Y al pronunciar estas palabras, el doctor Templeton nos enseñó una libreta de apuntes en la que aparecían varias páginas recién escritas.

Alrededor de una semana después de esa conversación, en un periódico de Charlottesville aparecieron los siguientes párrafos:

«Tenemos el doloroso deber de anunciarles el deceso de Mr. AUGUSTUS BEDLO, un caballero por cuyo amistoso trato y muchas virtudes fue muy apreciado por sus conciudadanos de Charlottesville.

»Mr. Bedlo padeció durante muchos años de neuralgia, que solía amenazarle con un fin fatal, pero eso debe ser considerado solamente como la causa mediata de su muerte. La causa próxima ha sido especialmente singular. Durante una excursión a las Montañas Escabrosas, hace de ello algunos días, contrajo un ligero resfriado acompañado de fiebre, junto con una gran afluencia de sangre a la cabeza. Para aliviarle, el doctor Templeton le practicó una sangría, como es usual. Le aplicó sanguijuelas en las sienes. En un terrible y breve instante el paciente murió, y entonces se dieron cuenta de que en el bocal que contenía las sanguijuelas se había introducido, accidentalmente, una de las sanguijuelas vermiculares venenosas que se encuentran de vez en cuando en las charcas de los alrededores. Esta sanguijuela se adhirió a una pequeña arteria de la sien derecha. Su gran semejanza con la sanguijuela medicinal fue causa de que no fuera apreciada la equivocación hasta que ya era demasiado tarde.
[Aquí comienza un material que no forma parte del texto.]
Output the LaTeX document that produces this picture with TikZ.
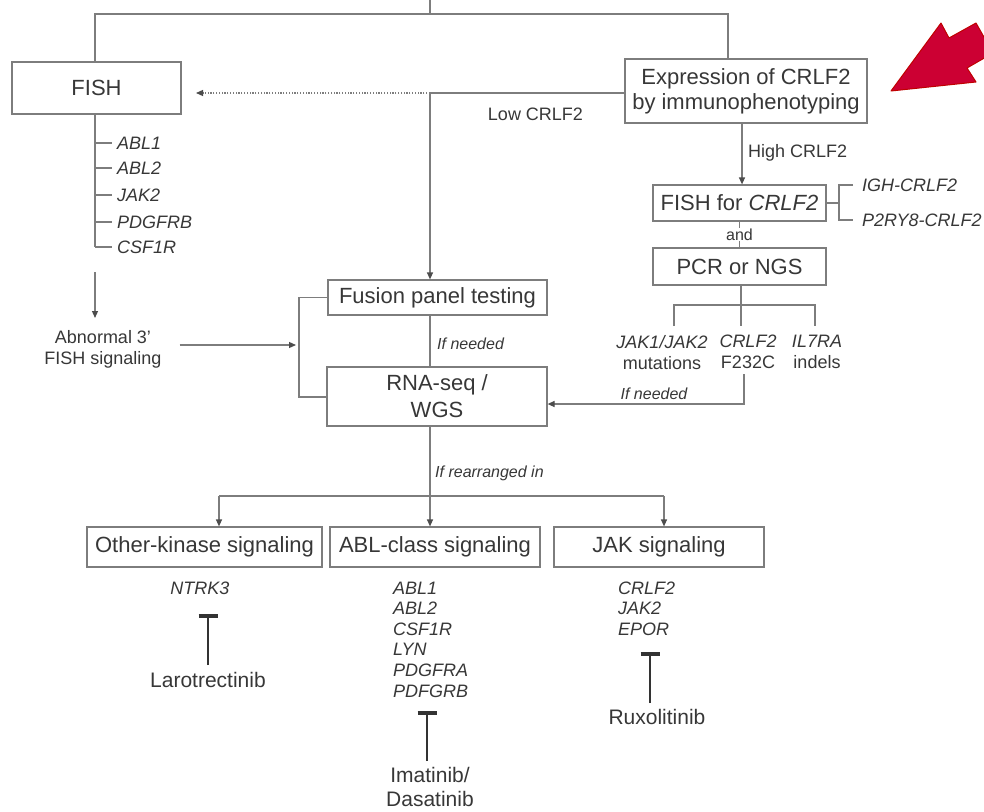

»N.B. La sanguijuela venenosa de Charlottesville puede distinguirse de la medicinal por su color negro y en especial por retorcerse como un gusano, movimientos que se parecen a los de una culebra».

Al hablar con el editor del periódico en cuestión sobre el tópico de este notable accidente, se me ocurrió preguntarle a qué era debido que el nombre del muerto había sido transcrito como Bedlo.

—Me imagino —comenté—, que cuando así lo ha escrito es que sabía lo que se hacía, pero siempre supuse que el nombre debía escribirse terminado con una e.

—¿Que sabía lo que me hacía? —replicó—. Se trata meramente de una errata de imprenta. El nombre es Bedloe, terminado con e, y en todas partes se escribe así y nunca en mi vida lo he visto deletreado de manera diferente.

—Entonces —murmuré entre dientes, mientras daba media vuelta para irme—, entonces de verdad que puede afirmarse que en ocasiones la realidad es más rara que la ficción, ya que Bedlo, sin la e final, ¿qué es sino Oldeb escrito al revés? ¡Y ese tipo me dice que se trata de una errata!